Sinus Disasters: Chapter 2 (Why I Hated Neti Pots)

This is a story about sinus rinses.

Back in college, I was seeing an allergy/asthma specialist who recommended daily sinus rinses for me. She gave me a starter kit with a squirt bottle. I was home for the summer, and I used it sporadically for a couple of months before abandoning it hatefully in the back of my closet.

Fast forward to spring break. Great time for allergies. And I had just finished two rounds of antibiotics for a sinus infection. I decided I might as well try the sinus rinse again. This time, I swore I would diligently use it every day for the rest of eternity.

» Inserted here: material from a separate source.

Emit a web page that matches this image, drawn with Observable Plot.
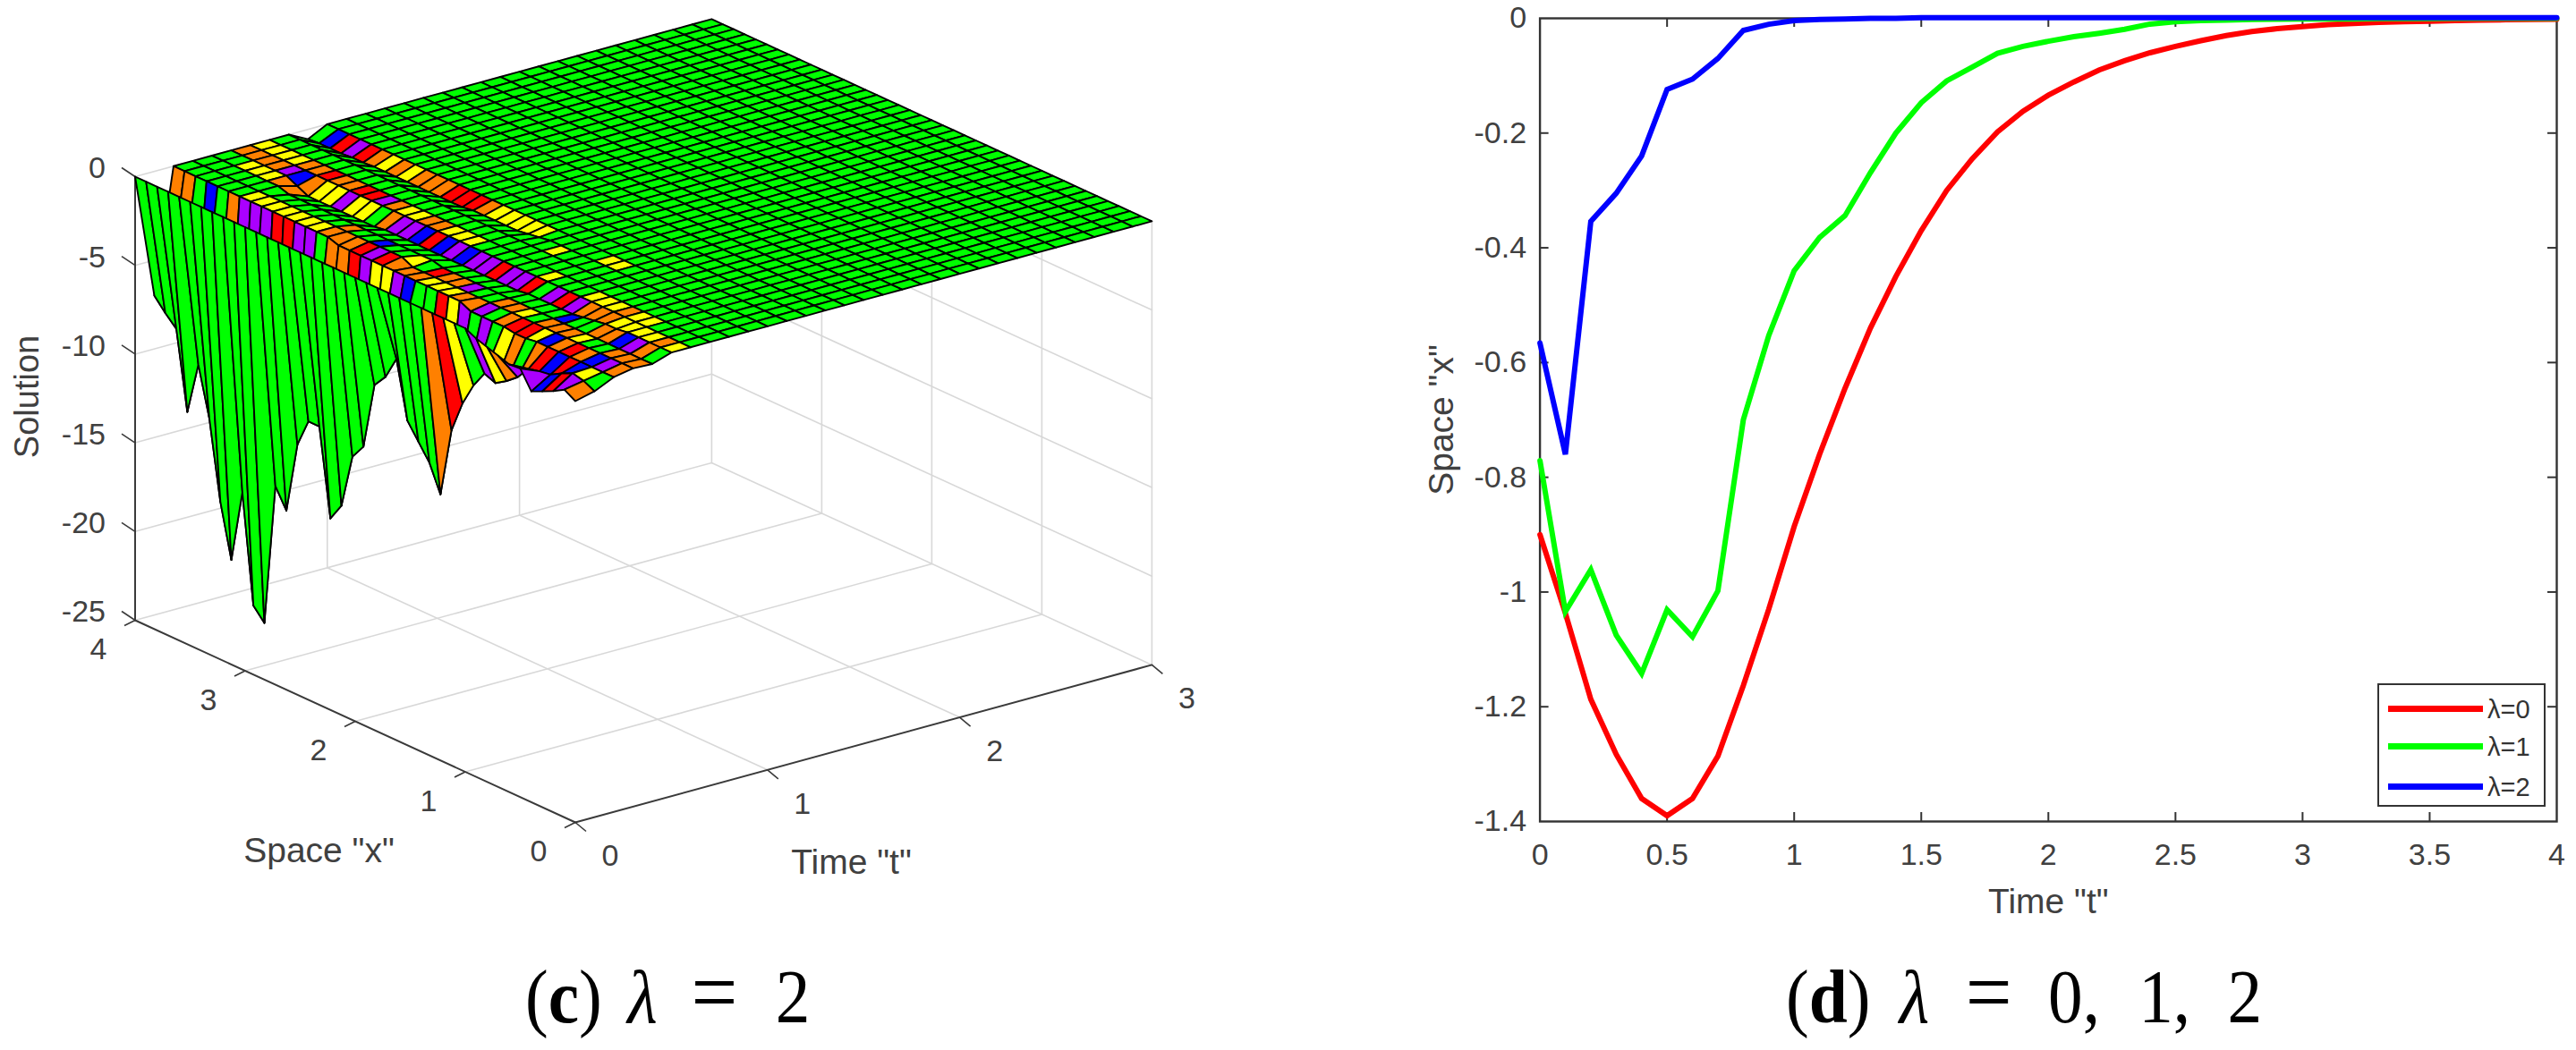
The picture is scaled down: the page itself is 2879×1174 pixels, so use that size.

So, there I was, squirting saline up my nose as I gagged and sputtered. I was almost done. Despite my watery eyes, I could tell there was some saline left in the bottle, but it didn't seem to want to come out. I squeezed the bottle harder, crumpling it in half. Mildly successful at squirting some more saline in.

And then the idea hit me. "I shouldn't be getting more by squashing this thing in half. The straw goes all the way to the bottom, so bending it like this should make me not be able to get anything out."

I jerked the bottle away from my nose to examine it. To my horror, the straw had disintegrated and ended about halfway down the bottle with a jagged edge. There were chunks of plastic floating in the bottom of the bottle. A quick mental calculation told me that the plastic in the bottom was not nearly enough to have composed the rest of that straw.

"SHIT!"

Didn't just think it. Said it out loud.

I had chunks of freaking plastic in my sinuses.

Foreign body + Sinuses + Bacteria left from that other infection = Certain Doom

So I made an emergency trip to CVS to buy a neti pot. I got back to my house and started opening it when I realized that the expiration date on the bottom of the box has passed six months before. Not wanting to inject any more risks into my skull, I drove back to CVS to exchange it.

Chunks of plastic fell into the sink. I used at least 3 rinses before not getting any more debris. And then did another just to be sure. It was torture, and I think it kind of scarred me.

So, the moral of this story is: When the instructions say to replace the bottle every 90 days, do it.